Across the park road from the remains of the boiler room is the main trailhead and a map box. Head north (right) on Beechnut Trail. The path leads to a large footbridge over a ravine and then merges with Cherry Ridge Trail on the other side. Both trails put you on the edge of the bluff for an excellent overview of Michigan's longest river.
At times you hike a small knoll topped with trees and covered, if it's autumn, with fallen leaves. Closer inspection will reveal that the knolls are actually piles of discarded bricks with reddish chunks still poking out from between the leaves. Other reminders from the park's brick-making days scattered along the trails include pieces of corrugated iron, a small brick-lined oven, even a mining cart that was used to carry shale up from the quarry.
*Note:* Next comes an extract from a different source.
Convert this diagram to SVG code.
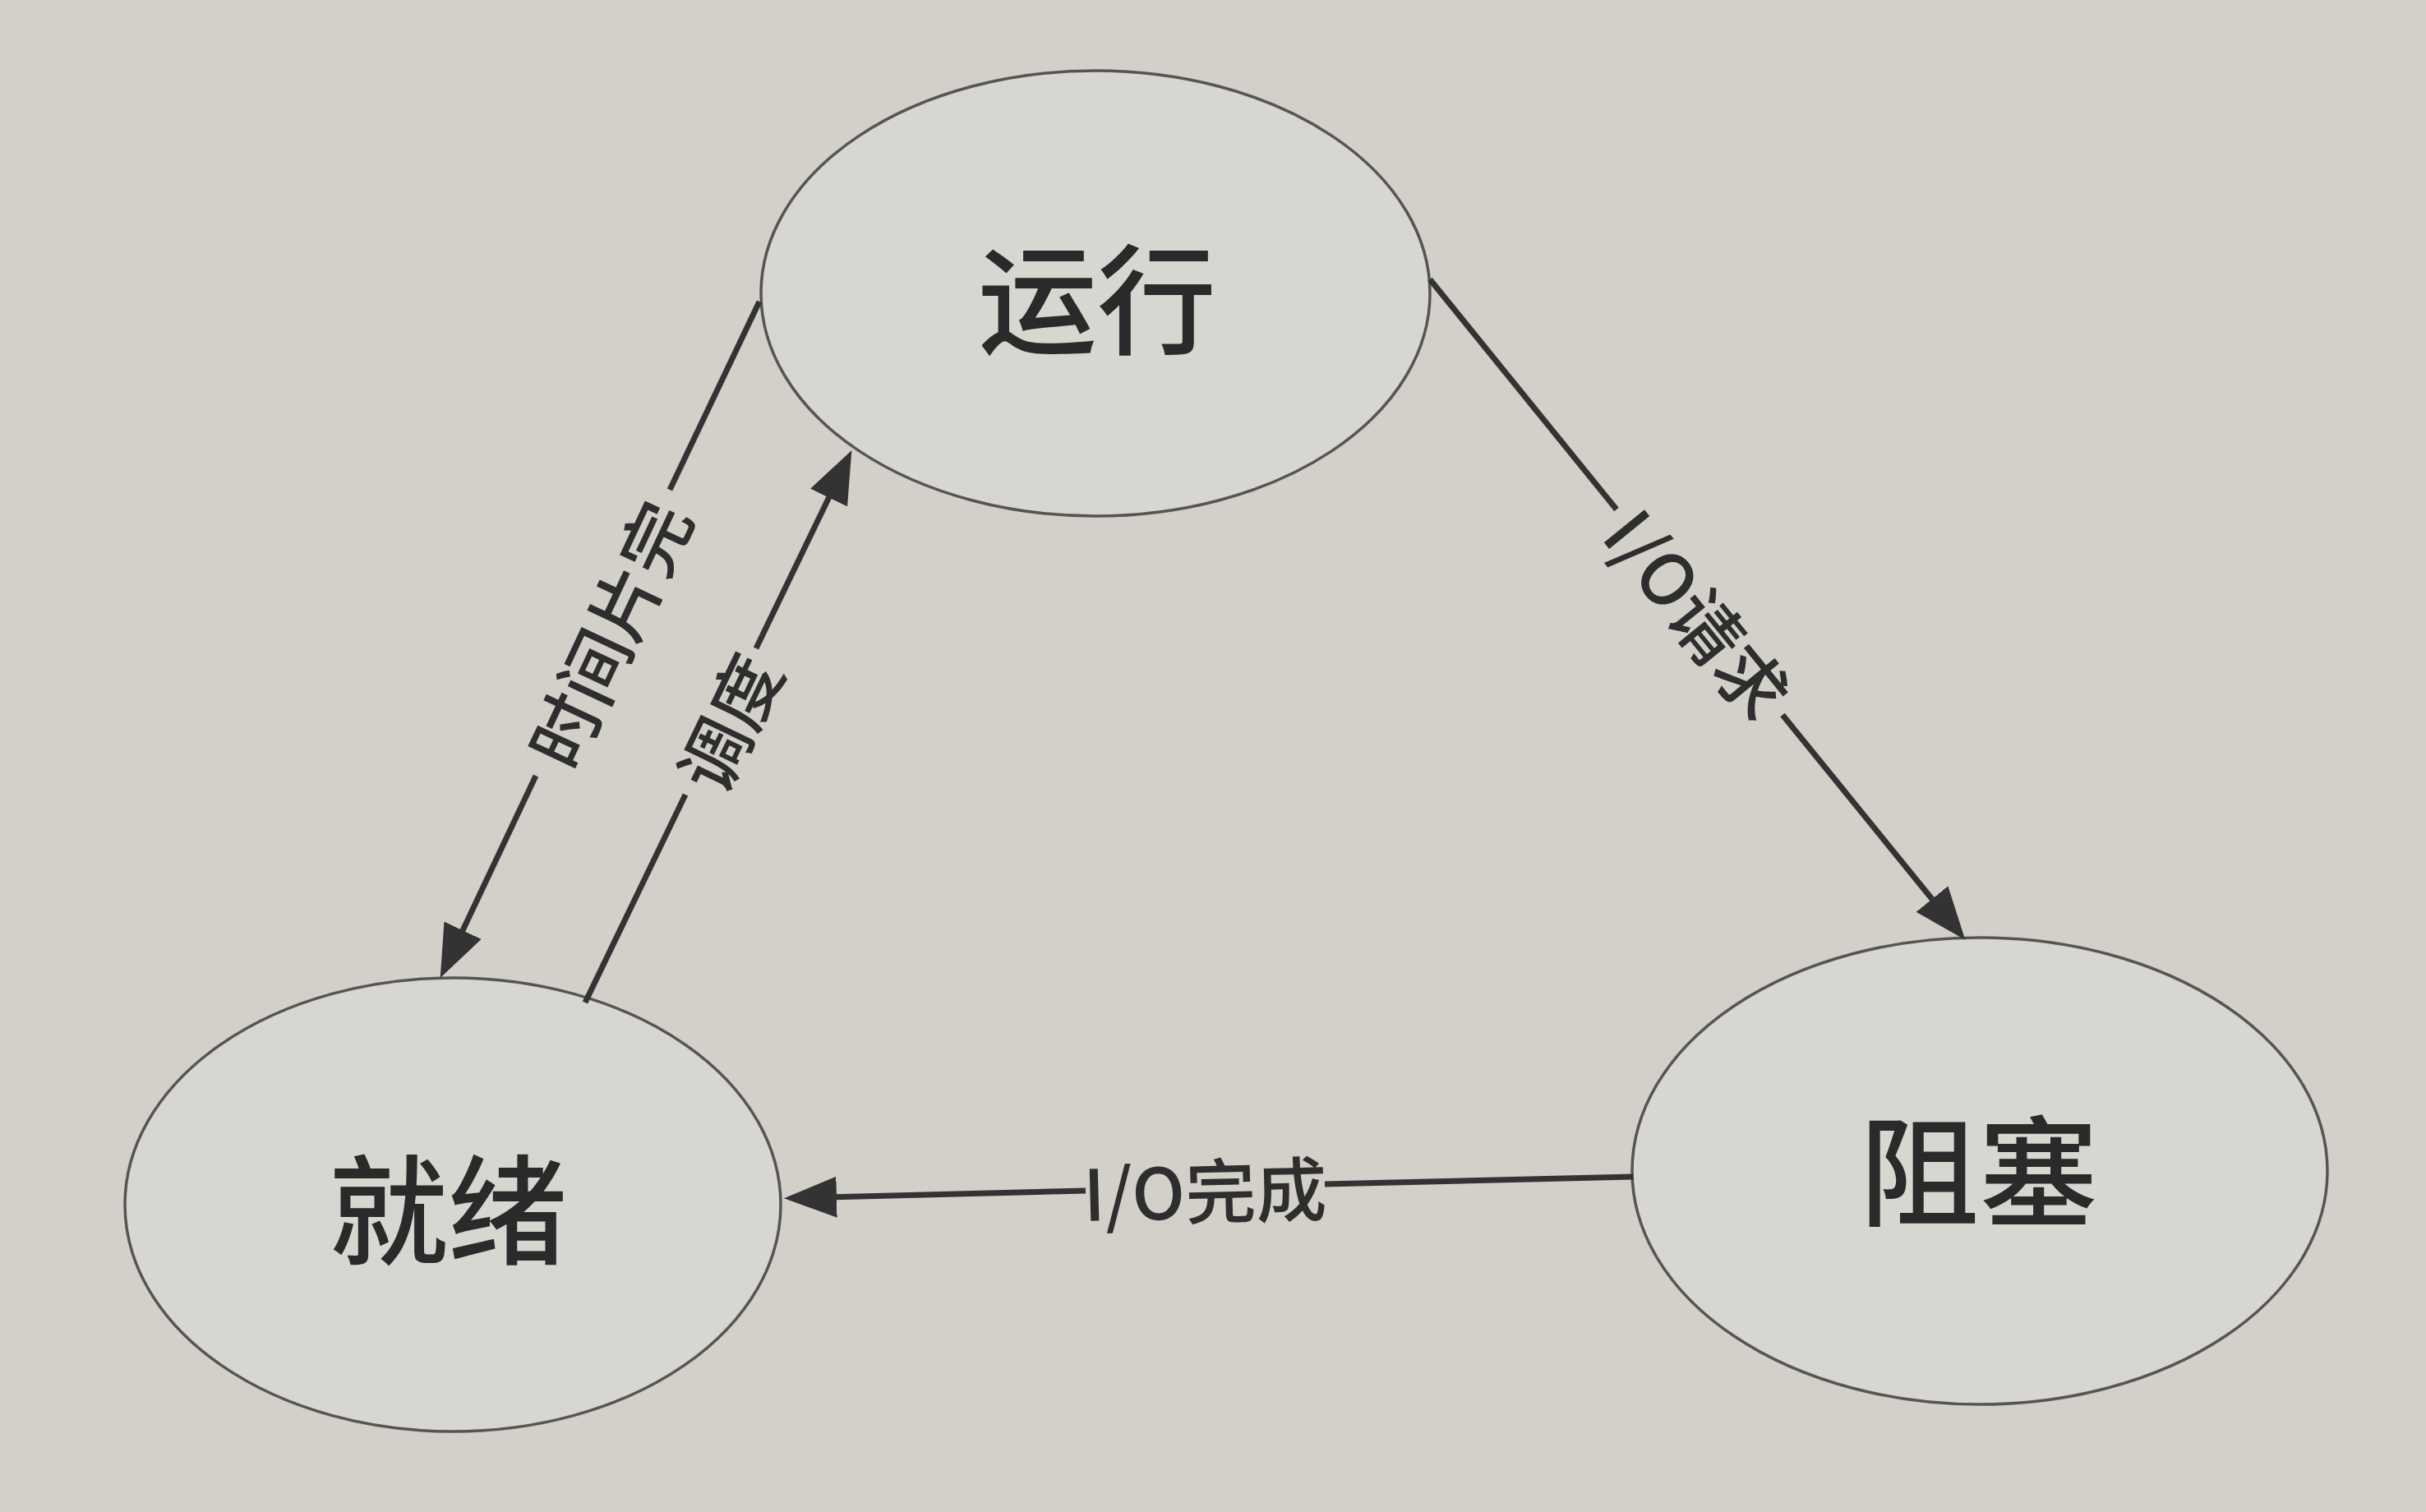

Within 0.5 mile from the trailhead, Cherry Ridge Trail descends to banks of the Grand River. Here you head south (left) along Deer Run Trail and follow the river as you head downstream, at one point passing a small wooded island just off shore. Within 0.6 mile you reach Fraziers Pond. Legend has it that the brickmakers left a steam engine at the bottom of this quarry. Even if you can't see much in the murky water, the sandstone cliffs at the north end of the pond are almost as impressive as the famous Ledges in seen across the river in Fitzgerald County Park.
At Mile 1.3 Deer Run swings east and makes a short but surprisingly steep climb to arrive at Tallman Trail. To the south (right) Tallman Trail skirts the Grand River for 0.25 mile, ending just beyond the dam that spans the river between Lincoln Brick Park and Fitzgerald Park, Eaton County's largest unit. In the spring and fall you can watch fishermen wading this stretch of the river and casting for steelhead trout. On the drawing board is to someday connect the two parks with a footbridge here that would allow hikers to continue to downtown Grand Ledge along the Ledges Trail.
You backtrack north along the Tallman Trail, pass the junction with Deer Run. The trail dips to Fraziers Pond and then climbs an old two-track pass a viewing area above the cliffs called Pintail Point. Just before reaching the park road you can swing west (left) on Beechnut Trail and follow it back to the trailhead for more views of the Grand River below you.